### Exercise prompt
Take the lines from the top down to and including the one with "const yTicks = [0, 50, 5];" and repeat them exactly. Omit images.

### Supplied material
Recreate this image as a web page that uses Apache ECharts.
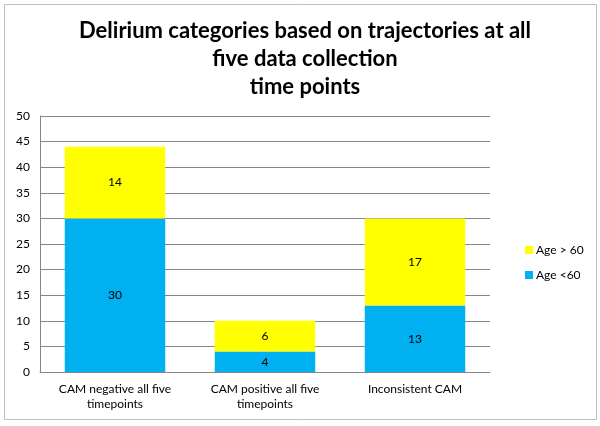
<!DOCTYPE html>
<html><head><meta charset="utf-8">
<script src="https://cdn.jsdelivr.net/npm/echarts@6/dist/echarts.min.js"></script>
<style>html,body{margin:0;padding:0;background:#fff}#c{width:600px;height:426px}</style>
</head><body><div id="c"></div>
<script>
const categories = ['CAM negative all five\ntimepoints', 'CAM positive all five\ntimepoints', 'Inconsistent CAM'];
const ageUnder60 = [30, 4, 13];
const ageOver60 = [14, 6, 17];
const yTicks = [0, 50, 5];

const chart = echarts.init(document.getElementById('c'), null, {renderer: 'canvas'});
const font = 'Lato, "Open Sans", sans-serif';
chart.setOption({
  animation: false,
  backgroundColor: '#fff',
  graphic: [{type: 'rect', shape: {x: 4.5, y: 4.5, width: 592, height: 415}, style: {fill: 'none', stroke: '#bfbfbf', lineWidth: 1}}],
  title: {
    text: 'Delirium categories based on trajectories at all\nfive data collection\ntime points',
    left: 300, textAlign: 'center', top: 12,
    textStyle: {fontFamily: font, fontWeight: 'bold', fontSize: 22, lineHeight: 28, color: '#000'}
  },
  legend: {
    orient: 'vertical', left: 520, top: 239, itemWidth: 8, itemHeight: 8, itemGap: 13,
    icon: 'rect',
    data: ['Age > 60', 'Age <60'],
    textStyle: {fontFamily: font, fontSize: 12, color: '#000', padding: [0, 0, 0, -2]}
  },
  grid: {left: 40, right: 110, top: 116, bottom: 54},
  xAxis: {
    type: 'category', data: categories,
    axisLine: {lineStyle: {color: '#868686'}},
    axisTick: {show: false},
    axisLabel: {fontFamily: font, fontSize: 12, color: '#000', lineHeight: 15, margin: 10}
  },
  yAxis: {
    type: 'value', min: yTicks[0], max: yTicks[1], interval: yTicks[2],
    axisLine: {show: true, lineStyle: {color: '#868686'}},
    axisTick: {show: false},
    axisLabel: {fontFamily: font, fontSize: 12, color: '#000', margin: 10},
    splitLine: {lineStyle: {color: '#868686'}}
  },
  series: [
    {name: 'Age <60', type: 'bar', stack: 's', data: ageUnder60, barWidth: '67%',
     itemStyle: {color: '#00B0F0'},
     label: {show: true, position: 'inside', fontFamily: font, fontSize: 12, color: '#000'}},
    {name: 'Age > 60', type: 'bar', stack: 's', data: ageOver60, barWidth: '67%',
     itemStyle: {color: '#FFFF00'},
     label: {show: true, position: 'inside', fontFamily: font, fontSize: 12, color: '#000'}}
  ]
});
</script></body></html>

### Final result
Recreate this image as a web page that uses Apache ECharts.
<!DOCTYPE html>
<html><head><meta charset="utf-8">
<script src="https://cdn.jsdelivr.net/npm/echarts@6/dist/echarts.min.js"></script>
<style>html,body{margin:0;padding:0;background:#fff}#c{width:600px;height:426px}</style>
</head><body><div id="c"></div>
<script>
const categories = ['CAM negative all five\ntimepoints', 'CAM positive all five\ntimepoints', 'Inconsistent CAM'];
const ageUnder60 = [30, 4, 13];
const ageOver60 = [14, 6, 17];
const yTicks = [0, 50, 5];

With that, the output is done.